Competition between the satellite radio rivals isn’t the point, the point is getting people to “pay for radio,” Jhaveri said. If signing Stern had allowed Sirius to raise its subscription price, it would have done that before seeking to take over XM, but it didn’t, he said. Terrestrial radio is still free, so signing Stern didn’t allow for a price increase but it did bring new subscribers, he said. “Growing the subscriber base is the only option” for satellite radio revenue growth, he said.

If DoJ had taken the case to court, some trends in merger analysis could have been settled, argued Sidak, but Meyer disagreed. “We would have lost that case. We don’t think it is a good use of resources or desirable to bring a case to lose it,” Meyer said. If DoJ thought the merger was bad but couldn’t prove it in court, it could have waited for the FCC to act since the commission “is operating under a different standard of proof,” Biggio said. Meyer defended DoJ’s final decision.

New technologies are bound to change the landscape in the future and DoJ had to examine the emerging trends to see whether post-merger, Sirius XM would be a monopoly, Meyer said. The expected emergence of wireless Internet tipped the scales for the department, he said. The ability of “any number of providers working through the Internet channel” to bring audio into cars would have affected the satellite radio providers, he said.

It’s hard for the government to be able to understand how consumers will react to new consumer devices and how those consumers will act going forward post merger, Biggio said. “The agency operates with an information deficit” in this area, he said.

Sidak, who noted he usually is defending merger proposals not opposing them, leveled his harshest criticism toward the FCC. Its process amounts to “rent extraction,” he said. There should be a review of the commission’s conditions process, he said, which he called “highly political” with “a lot of horse trading that the parties may not be privy to.”

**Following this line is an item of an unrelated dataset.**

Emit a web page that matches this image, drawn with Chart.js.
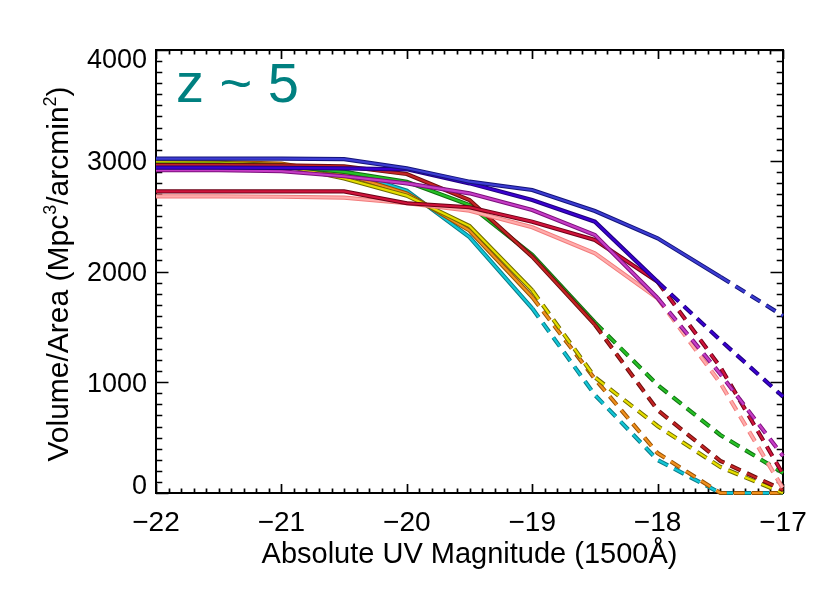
<!DOCTYPE html>
<html>
<head>
<meta charset="utf-8">
<script src="https://cdn.jsdelivr.net/npm/chart.js@4/dist/chart.umd.min.js"></script>
<style>
html,body{margin:0;padding:0;background:#fff;}
canvas{display:block;}
</style>
</head>
<body>
<canvas id="c" width="830" height="593"></canvas>
<script>
// ---- data ----
const mags = [-22, -21.5, -21, -20.5, -20, -19.5, -19, -18.5, -18, -17.5, -17];
const xTicks = [-22, -21, -20, -19, -18, -17];
const yTicks = [0, 1000, 2000, 3000, 4000];

const cyan    = [2950, 2950, 2948, 2910, 2730, 2310, 1668,  885,  298,    0,    0];
const orange  = [2990, 2988, 2975, 2880, 2705, 2370, 1770, 1030,  360,    0,    0];
const yellow  = [2985, 2980, 2960, 2840, 2685, 2410, 1830, 1045,  605,  235,    0];
const green   = [2965, 2965, 2955, 2900, 2810, 2600, 2150, 1540,  975,  524,  181];
const darkRed = [2960, 2960, 2958, 2950, 2880, 2646, 2134, 1520,  749,  290,   27];
const pink    = [2679, 2679, 2675, 2667, 2616, 2549, 2399, 2164, 1758,  993,   40];
const crimson = [2724, 2724, 2724, 2724, 2616, 2580, 2450, 2284, 1908, 1137,  170];
const magenta = [2914, 2914, 2905, 2860, 2796, 2706, 2555, 2330, 1760, 1075,  334];
const indigo  = [2938, 2938, 2935, 2932, 2923, 2796, 2646, 2450, 1908, 1380,  870];
const navy    = [3020, 3020, 3020, 3015, 2932, 2811, 2736, 2546, 2300, 1953, 1600];

// magnitude after which each curve is dashed
const solidUntil = { cyan: -19, orange: -19, yellow: -19, green: -18.5, darkRed: -18.5,
                     pink: -18, crimson: -18, magenta: -18, indigo: -18, navy: -17.5 };

// ---- styles ----
const styles = {
  cyan:    { core: '#12c6d6', edge: '#0a7a86' },
  orange:  { core: '#f0901e', edge: '#985000' },
  yellow:  { core: '#e6de00', edge: '#6e6a00' },
  green:   { core: '#26c026', edge: '#106e10' },
  darkRed: { core: '#c42424', edge: '#6a0c0c' },
  pink:    { core: '#ffacac', edge: '#f27c7c' },
  crimson: { core: '#d0143c', edge: '#6c0016' },
  magenta: { core: '#c63cc6', edge: '#7c107c' },
  indigo:  { core: '#3a00d0', edge: '#1e007c' },
  navy:    { core: '#3c3cd2', edge: '#14147a' }
};
const seriesList = [
  ['cyan', cyan], ['orange', orange], ['yellow', yellow], ['green', green],
  ['darkRed', darkRed], ['pink', pink], ['crimson', crimson], ['magenta', magenta],
  ['indigo', indigo], ['navy', navy]
];

const DASH = [11, 7];
const datasets = [];
let k = 0;
seriesList.forEach(([name, vals]) => {
  const pts = mags.map((m, i) => ({ x: m, y: vals[i] }));
  const cut = solidUntil[name];
  const seg = { borderDash: c => (c.p0.parsed.x >= cut - 1e-9 ? DASH : undefined) };
  datasets.push({ data: pts, borderColor: styles[name].edge, borderWidth: 4.2,
    pointRadius: 0, tension: 0, fill: false, borderCapStyle: 'butt', borderDash: [],
    segment: seg, clip: 6, order: 100 - (k++) });
  datasets.push({ data: pts, borderColor: styles[name].core, borderWidth: 2.2,
    pointRadius: 0, tension: 0, fill: false, borderCapStyle: 'butt', borderDash: [],
    segment: seg, clip: 6, order: 100 - (k++) });
});

const FONT = '"Liberation Sans", Arial, Helvetica, sans-serif';

const framePlugin = {
  id: 'frame',
  beforeDatasetsDraw(chart) {
    const ctx = chart.ctx, a = chart.chartArea;
    const xs = chart.scales.x, ys = chart.scales.y;
    ctx.save();
    ctx.strokeStyle = '#000';
    ctx.lineWidth = 1.7;
    // x ticks
    for (let i = 0; i <= 50; i++) {
      const v = xTicks[0] + i / 10;
      const px = Math.round(xs.getPixelForValue(v)) + 0.5;
      const len = (i % 10 === 0) ? 9 : 4.5;
      ctx.beginPath();
      ctx.moveTo(px, a.bottom); ctx.lineTo(px, a.bottom - len);
      ctx.moveTo(px, a.top); ctx.lineTo(px, a.top + len);
      ctx.stroke();
    }
    // y ticks
    for (let j = 0; j <= 40; j++) {
      const v = j * 100;
      const py = Math.round(ys.getPixelForValue(v)) + 0.5;
      const len = (j % 10 === 0) ? 12.5 : 6.3;
      ctx.beginPath();
      ctx.moveTo(a.left, py); ctx.lineTo(a.left + len, py);
      ctx.moveTo(a.right, py); ctx.lineTo(a.right - len, py);
      ctx.stroke();
    }
    ctx.lineWidth = 2;
    ctx.strokeRect(a.left, a.top, a.right - a.left, a.bottom - a.top);

    // tick labels
    ctx.fillStyle = '#000';
    ctx.font = '27px ' + FONT;
    ctx.textAlign = 'right';
    ctx.textBaseline = 'alphabetic';
    const capY = 19.3;
    yTicks.forEach(v => {
      const py = ys.getPixelForValue(v);
      let base = py + capY / 2;
      base = Math.max(base, a.top - 1 + capY);
      base = Math.min(base, a.bottom + 1);
      ctx.fillText(String(v), 147, base);
    });
    ctx.font = '28px ' + FONT;
    ctx.textAlign = 'center';
    xTicks.forEach(v => {
      const px = xs.getPixelForValue(v);
      const t = (v < 0 ? '\u2212' : '') + Math.abs(v);
      ctx.fillText(t, px, 531);
    });

    // x title
    ctx.font = '29px ' + FONT;
    ctx.fillText('Absolute UV Magnitude (1500\u00C5)', (a.left + a.right) / 2, 563);

    // y title with superscripts
    const parts = [['Volume/Area (Mpc', false], ['3', true], ['/arcmin', false], ['2', true], [')', false]];
    const big = '30px ' + FONT, small = '18px ' + FONT;
    let total = 0;
    parts.forEach(p => { ctx.font = p[1] ? small : big; total += ctx.measureText(p[0]).width; });
    ctx.translate(68, 274);
    ctx.rotate(-Math.PI / 2);
    ctx.textAlign = 'left';
    let x0 = -total / 2;
    parts.forEach(p => {
      ctx.font = p[1] ? small : big;
      ctx.fillText(p[0], x0, p[1] ? -12 : 0);
      x0 += ctx.measureText(p[0]).width;
    });
    ctx.restore();

    // annotation
    ctx.save();
    ctx.fillStyle = '#008080';
    ctx.font = '56px ' + FONT;
    ctx.textAlign = 'left';
    ctx.textBaseline = 'alphabetic';
    ctx.fillText('z ~ 5', 176, 102);
    ctx.restore();
  }
};

new Chart(document.getElementById('c'), {
  type: 'line',
  data: { datasets },
  options: {
    responsive: false,
    animation: false,
    devicePixelRatio: 1,
    layout: { padding: { top: 50, right: 47, left: 0, bottom: 0 } },
    plugins: { legend: { display: false }, tooltip: { enabled: false } },
    scales: {
      x: {
        type: 'linear', min: -22, max: -17,
        ticks: { display: false, stepSize: 1 },
        grid: { display: false }, border: { display: false },
        afterFit: s => { s.height = 100; }
      },
      y: {
        type: 'linear', min: 0, max: 4000,
        ticks: { display: false, stepSize: 1000 },
        grid: { display: false }, border: { display: false },
        afterFit: s => { s.width = 156; }
      }
    }
  },
  plugins: [framePlugin]
});
</script>
</body>
</html>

Sirius XM told DoJ it would be able to realize “hundreds of millions of dollars in efficiencies,” Jhaveri said. Karmazin Tuesday told the Merrill Lynch conference that Sirius would realize at least $425 million in synergies (CD Sept 10 p5). Gaining these efficiencies makes “it possible for the company to be a more viable competitor to terrestrial radio,” Jhaveri said.

Meyer cautioned future merger applicants that hiring an efficiency consultant, as Sirius did, doesn’t necessarily help their cause for approval since, in the case of XM and Sirius, many of the efficiencies are realized from going from two providers to one. “Parties could save a lot of money on programming if they didn’t have to negotiate exclusivity,” he noted.